Graduation really is way down the list of priorities on a secured credit card in my estimation, and C1 is one of the better secured products out there: can artificially goose your limits by additional deposits without a HP up to 3K which is a good CL for future approvals, and doesn't report as secured either. All in all, unless you have access to USAA (as a full member) or NFCU, it's one of the two default secured cards I recommend to anyone, the other being BOFA secured.
You don't have to solve everything in a single secured card, and it's to your advantage anyway to have multiple tradelines from a FICO perspective, so just get another which offers the graduation benefit if you so desire... or start looking at unsecured credit now that you have a year of positive history.
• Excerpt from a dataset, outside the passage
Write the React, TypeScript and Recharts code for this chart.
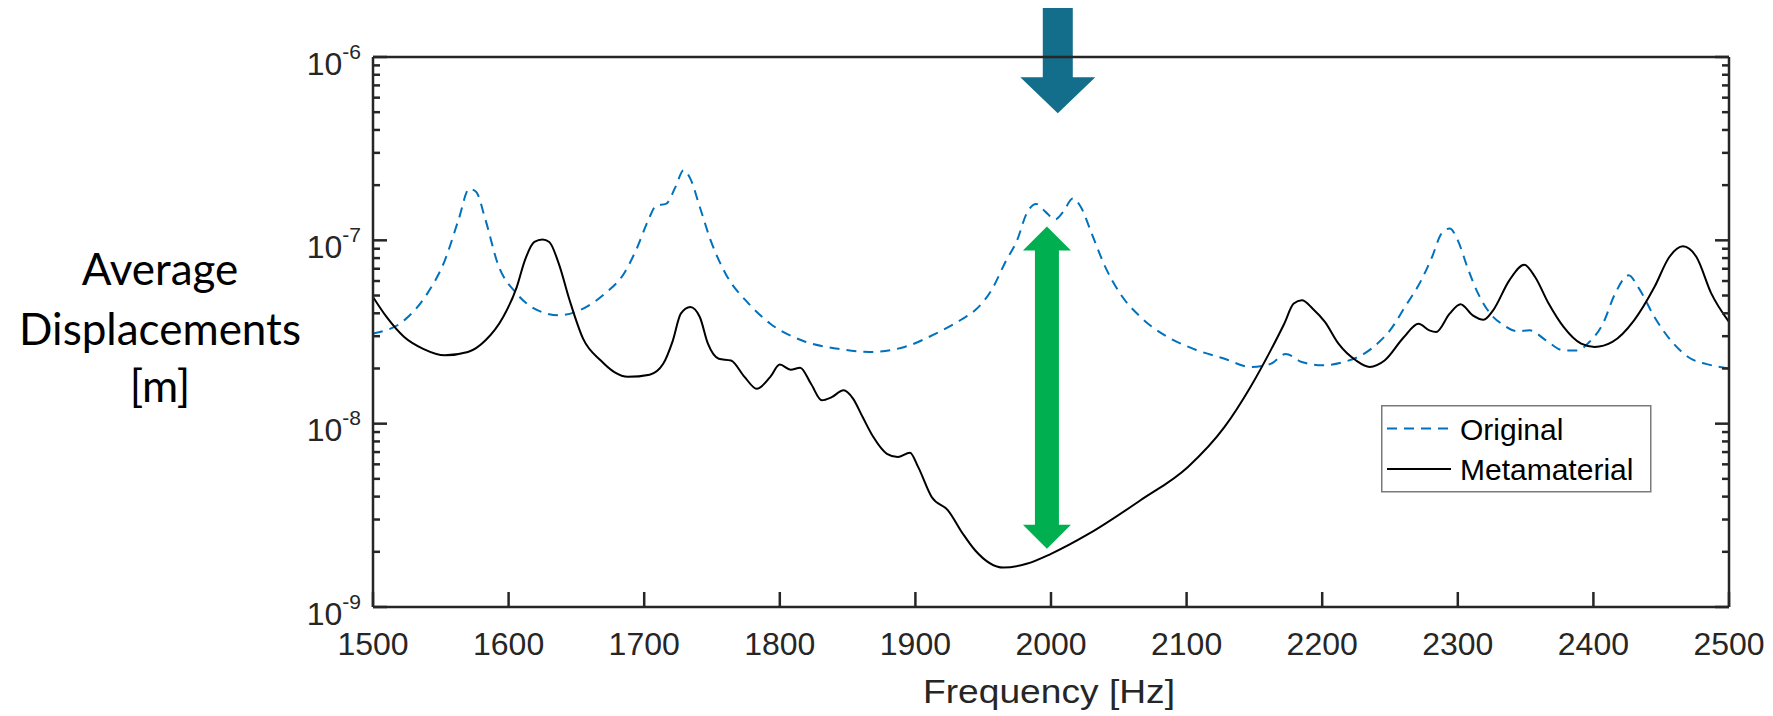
import React from 'react';
import { LineChart, Line, XAxis, YAxis, Legend, ReferenceLine } from 'recharts';

// frequency [Hz] and average displacement [m]
const originalFreq = [
  1500, 1523, 1540, 1553, 1563, 1571, 1576, 1583, 1592, 1606, 1619, 1637, 1655, 1671, 1685, 1695,
  1703, 1709, 1716, 1723, 1729, 1734, 1741, 1749, 1760, 1777, 1793, 1816, 1843, 1866, 1892, 1915,
  1934, 1944, 1956, 1967, 1975, 1982, 1989, 1996, 2003, 2009, 2016, 2022, 2030, 2040, 2051, 2066,
  2086, 2105, 2128, 2147, 2162, 2173, 2185, 2200, 2216, 2231, 2242, 2250, 2261, 2273, 2281, 2288,
  2294, 2300, 2307, 2315, 2324, 2334, 2344, 2353, 2365, 2378, 2388, 2397, 2407, 2416, 2426, 2433,
  2445, 2456, 2472, 2483, 2500,
];
const originalDisp = [
  3.1e-8, 3.66e-8, 5.12e-8, 7.78e-8, 1.29e-7, 1.91e-7, 1.84e-7, 1.29e-7, 7.46e-8, 5.12e-8, 4.24e-8, 3.9e-8, 4.24e-8, 5.12e-8, 6.58e-8, 9.2e-8,
  1.29e-7, 1.55e-7, 1.58e-7, 1.95e-7, 2.41e-7, 2.17e-7, 1.52e-7, 1.0e-7, 6.58e-8, 4.52e-8, 3.51e-8, 2.85e-8, 2.56e-8, 2.46e-8, 2.62e-8, 3.1e-8,
  3.7e-8, 4.15e-8, 5.33e-8, 7.78e-8, 1.0e-7, 1.4e-7, 1.58e-7, 1.43e-7, 1.3e-7, 1.43e-7, 1.69e-7, 1.52e-7, 1.09e-7, 7.16e-8, 5.12e-8, 3.82e-8,
  2.97e-8, 2.56e-8, 2.26e-8, 2.04e-8, 2.12e-8, 2.4e-8, 2.17e-8, 2.08e-8, 2.17e-8, 2.41e-8, 2.79e-8, 3.23e-8, 4.33e-8, 6.05e-8, 8.11e-8, 1.09e-7,
  1.16e-7, 1.0e-7, 7.16e-8, 5.12e-8, 3.98e-8, 3.44e-8, 3.19e-8, 3.23e-8, 2.85e-8, 2.51e-8, 2.51e-8, 2.79e-8, 3.51e-8, 5.12e-8, 6.44e-8, 5.56e-8,
  3.82e-8, 2.91e-8, 2.26e-8, 2.12e-8, 2.0e-8,
];

const metaFreq = [
  1500, 1510, 1523, 1537, 1553, 1570, 1583, 1596, 1606, 1612, 1619, 1625, 1630, 1637, 1645, 1655,
  1668, 1678, 1688, 1704, 1714, 1721, 1727, 1734, 1741, 1747, 1755, 1764, 1774, 1783, 1793, 1800,
  1808, 1815, 1823, 1831, 1838, 1847, 1854, 1861, 1869, 1879, 1887, 1896, 1902, 1912, 1924, 1935,
  1944, 1965, 1982, 2000, 2028, 2066, 2101, 2128, 2147, 2162, 2172, 2179, 2185, 2193, 2202, 2212,
  2225, 2235, 2246, 2260, 2271, 2279, 2284, 2294, 2302, 2311, 2319, 2326, 2338, 2349, 2357, 2367,
  2378, 2391, 2401, 2414, 2430, 2445, 2456, 2466, 2476, 2487, 2500,
];
const metaDisp = [
  4.91e-8, 3.82e-8, 2.97e-8, 2.56e-8, 2.36e-8, 2.46e-8, 2.85e-8, 3.82e-8, 5.56e-8, 7.78e-8, 9.8e-8, 1.01e-7, 9.8e-8, 7.46e-8, 4.71e-8, 2.9e-8,
  2.21e-8, 1.91e-8, 1.8e-8, 1.85e-8, 2.12e-8, 2.82e-8, 3.98e-8, 4.33e-8, 3.82e-8, 2.73e-8, 2.26e-8, 2.21e-8, 1.8e-8, 1.55e-8, 1.8e-8, 2.1e-8,
  1.97e-8, 2.02e-8, 1.65e-8, 1.34e-8, 1.39e-8, 1.52e-8, 1.37e-8, 1.09e-8, 8.45e-9, 6.85e-9, 6.58e-9, 6.95e-9, 5.81e-9, 3.98e-9, 3.37e-9, 2.51e-9,
  2.04e-9, 1.64e-9, 1.72e-9, 1.95e-9, 2.51e-9, 3.82e-9, 5.81e-9, 9.6e-9, 1.58e-8, 2.51e-8, 3.51e-8, 4.52e-8, 4.71e-8, 4.24e-8, 3.59e-8, 2.73e-8,
  2.21e-8, 2.04e-8, 2.21e-8, 2.95e-8, 3.51e-8, 3.23e-8, 3.16e-8, 3.98e-8, 4.48e-8, 3.9e-8, 3.69e-8, 4.15e-8, 6.05e-8, 7.36e-8, 6.31e-8, 4.52e-8,
  3.37e-8, 2.73e-8, 2.62e-8, 2.79e-8, 3.66e-8, 5.56e-8, 8.11e-8, 9.27e-8, 8.11e-8, 5.12e-8, 3.59e-8,
];

const seriesNames = ['Original', 'Metamaterial'];
const freqTicks = [1500, 1600, 1700, 1800, 1900, 2000, 2100, 2200, 2300, 2400, 2500];
const dispTicks = [
  1e-9, 2e-9, 3e-9, 4e-9, 5e-9, 6e-9, 7e-9, 8e-9, 9e-9,
  1e-8, 2e-8, 3e-8, 4e-8, 5e-8, 6e-8, 7e-8, 8e-8, 9e-8,
  1e-7, 2e-7, 3e-7, 4e-7, 5e-7, 6e-7, 7e-7, 8e-7, 9e-7,
  1e-6,
];

// annotation arrows: [frequency, start value, end value]
const dropArrow = [2005, 1.85e-6, 4.93e-7];
const gapArrow = [1997, 1.19e-7, 2.08e-9];

const originalData = originalFreq.map((f, i) => ({ f, v: originalDisp[i] }));
const metaData = metaFreq.map((f, i) => ({ f, v: metaDisp[i] }));

const AXIS = '#262626';
const BLUE = '#0072BD';
const DASH = '10 7';
const FONT = "'Liberation Sans', Arial, Helvetica, sans-serif";

const isDecade = (v: number) => Math.abs(Math.log10(v) - Math.round(Math.log10(v))) < 1e-6;

const BottomTick = ({ x, y, payload }: any) => (
  <g>
    <line x1={x} y1={y} x2={x} y2={y - 15} stroke={AXIS} strokeWidth={2.5} />
    <text x={x} y={y + 47.5} textAnchor="middle" fontSize={32} fontFamily={FONT} fill={AXIS}>
      {payload.value}
    </text>
  </g>
);

const TopTick = ({ x, y }: any) => (
  <line x1={x} y1={y} x2={x} y2={y + 15} stroke={AXIS} strokeWidth={2.5} />
);

const LeftTick = ({ x, y, payload }: any) => {
  const major = isDecade(payload.value);
  return (
    <g>
      <line x1={x} y1={y} x2={x + (major ? 14 : 7)} y2={y} stroke={AXIS} strokeWidth={2.5} />
      {major && (
        <text x={x - 12} y={y} textAnchor="end" fontFamily={FONT} fill={AXIS}>
          <tspan fontSize={32} dy={17.8}>10</tspan>
          <tspan fontSize={21} dy={-16}>{Math.round(Math.log10(payload.value))}</tspan>
        </text>
      )}
    </g>
  );
};

const RightTick = ({ x, y, payload }: any) => {
  const major = isDecade(payload.value);
  return <line x1={x} y1={y} x2={x - (major ? 14 : 7)} y2={y} stroke={AXIS} strokeWidth={2.5} />;
};

const DownArrow = ({ x1, y1, y2 }: any) => {
  const pts = [
    [x1 - 15, y1], [x1 + 15, y1], [x1 + 15, y2 - 36], [x1 + 37.5, y2 - 36],
    [x1, y2], [x1 - 37.5, y2 - 36], [x1 - 15, y2 - 36],
  ];
  return <polygon points={pts.map((p) => p.join(',')).join(' ')} fill="#126E8A" />;
};

const DoubleArrow = ({ x1, y1, y2 }: any) => {
  const pts = [
    [x1, y1], [x1 + 24, y1 + 24], [x1 + 12, y1 + 24], [x1 + 12, y2 - 24], [x1 + 24, y2 - 24],
    [x1, y2], [x1 - 24, y2 - 24], [x1 - 12, y2 - 24], [x1 - 12, y1 + 24], [x1 - 24, y1 + 24],
  ];
  return <polygon points={pts.map((p) => p.join(',')).join(' ')} fill="#00B050" />;
};

const YLabel = ({ viewBox }: any) => {
  const cx = viewBox.x - 93;
  return (
    <text textAnchor="middle" fontSize={44} fontFamily="Lato, 'Open Sans', sans-serif" fill="#000">
      <tspan x={cx} y={viewBox.y + 228}>Average</tspan>
      <tspan x={cx} y={viewBox.y + 288}>Displacements</tspan>
      <tspan x={cx} y={viewBox.y + 345}>[m]</tspan>
    </text>
  );
};

const XLabel = ({ viewBox }: any) => (
  <text
    x={viewBox.x + viewBox.width / 2 - 2}
    y={viewBox.y + 96}
    textAnchor="middle"
    fontSize={33}
    textLength={252}
    lengthAdjust="spacingAndGlyphs"
    fontFamily={FONT}
    fill={AXIS}
  >
    Frequency [Hz]
  </text>
);

const LegendBox = ({ payload }: any) => {
  const items = seriesNames
    .map((name) => (payload || []).find((e: any) => e.value === name))
    .filter(Boolean);
  return (
    <svg width={271} height={88} style={{ display: 'block' }}>
      <rect x={0.75} y={0.75} width={269} height={86} fill="#fff" stroke="#7a7a7a" strokeWidth={1.5} />
      {items.map((entry: any, i: number) => {
        const dash = entry.payload?.strokeDasharray;
        return (
          <g key={entry.value}>
            <line
              x1={6}
              y1={23.5 + i * 40.5}
              x2={dash ? 68 : 70}
              y2={23.5 + i * 40.5}
              stroke={entry.color}
              strokeWidth={2}
              strokeDasharray={dash}
            />
            <text x={79} y={35 + i * 39.5} fontSize={30} fontFamily={FONT} fill="#000">
              {entry.value}
            </text>
          </g>
        );
      })}
    </svg>
  );
};

export default function App() {
  return (
    <div style={{ position: 'absolute', left: 0, top: 0, width: 1773, height: 716, background: '#fff' }}>
      <LineChart width={1773} height={716} margin={{ top: 47, right: 24, bottom: 49, left: 253 }}>
        <XAxis
          dataKey="f"
          type="number"
          domain={[1500, 2500]}
          ticks={freqTicks}
          interval={0}
          allowDataOverflow
          height={60}
          tickSize={0}
          tickMargin={0}
          tickLine={false}
          axisLine={{ stroke: AXIS, strokeWidth: 2.5 }}
          tick={<BottomTick />}
          label={<XLabel />}
        />
        <XAxis
          xAxisId="top"
          orientation="top"
          type="number"
          domain={[1500, 2500]}
          ticks={freqTicks}
          interval={0}
          allowDataOverflow
          height={10}
          tickSize={0}
          tickMargin={0}
          tickLine={false}
          axisLine={{ stroke: AXIS, strokeWidth: 2.5 }}
          tick={<TopTick />}
        />
        <YAxis
          dataKey="v"
          scale="log"
          type="number"
          domain={[1e-9, 1e-6]}
          ticks={dispTicks}
          interval={0}
          allowDataOverflow
          width={120}
          tickSize={0}
          tickMargin={0}
          tickLine={false}
          axisLine={{ stroke: AXIS, strokeWidth: 2.5 }}
          tick={<LeftTick />}
          label={<YLabel />}
        />
        <YAxis
          yAxisId="right"
          orientation="right"
          scale="log"
          type="number"
          domain={[1e-9, 1e-6]}
          ticks={dispTicks}
          interval={0}
          allowDataOverflow
          width={20}
          tickSize={0}
          tickMargin={0}
          tickLine={false}
          axisLine={{ stroke: AXIS, strokeWidth: 2.5 }}
          tick={<RightTick />}
        />
        <Legend
          layout="horizontal"
          verticalAlign="middle"
          align="center"
          content={<LegendBox />}
          wrapperStyle={{ position: 'absolute', left: 1381, top: 405, width: 271, height: 88 }}
        />
        <Line
          data={originalData}
          dataKey="v"
          name={seriesNames[0]}
          type="monotone"
          stroke={BLUE}
          strokeWidth={2}
          strokeDasharray={DASH}
          dot={false}
          isAnimationActive={false}
        />
        <Line
          data={metaData}
          dataKey="v"
          name={seriesNames[1]}
          type="monotone"
          stroke="#000"
          strokeWidth={2}
          dot={false}
          isAnimationActive={false}
        />
        <ReferenceLine
          segment={[{ x: gapArrow[0], y: gapArrow[1] }, { x: gapArrow[0], y: gapArrow[2] }]}
          ifOverflow="visible"
          shape={(p: any) => <DoubleArrow {...p} />}
        />
        <ReferenceLine
          segment={[{ x: dropArrow[0], y: dropArrow[1] }, { x: dropArrow[0], y: dropArrow[2] }]}
          ifOverflow="visible"
          shape={(p: any) => <DownArrow {...p} />}
        />
      </LineChart>
    </div>
  );
}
Even though you might be upset with Cap1 for not doing a graduation, they still do offer a lot of cards for limited to average credit history. So if you're looking for an unsecured card they may just be your best bet.
@burin4life wrote:In my opinion Capital One Secured Card is a joke. I have been trying to rebuild my credit and was approved for a secured card. Well I opened up the account over a year ago and have been paying the hole balance every month. Today I called them and asking with my payment history can I now graduate to a unsecured card. They told me no we no longer do that. So now screw paying the whole balance I am now going to pay half.
Not paying the whole balance each month runs up interest charges, that punishes you not them.
Capital One secured card doesn't graduate and hasn't for years. They expect you to apply for unsecured card when your credit improves. Suggest you try the prequalify on the web site and see what they offer. Apply for one of those if you like them. Rebuilding can take several years. Depending on your negatives, you may need more time before you get an unsecured time.
@burin4life wrote:So now screw paying the whole balance I am now going to pay half.
They won't upgrade your card. Okay, I can understand your frustration there. I had zero credit cards before I got 2 USAA secured cards. USAA has never graduated their secured cards. Probably never will. The reason I opted to go this route was to build positive history on multiple tradelines.
Not paying your full balance is only going to cost you money and points on your FICO. The interest rate on those cards is terrible, and carrying a high balance on your card will hurt your util, and make you look risky to Capital 1 and any other lender that looks at your credit.
I can see that you're upset but... What are you trying to accomplish? Maybe you could app for a different Cap 1 card? Or another card? Some unsecured card?
If your credit isn't good enough for an unsecured card, maybe you should spend more time with the secured.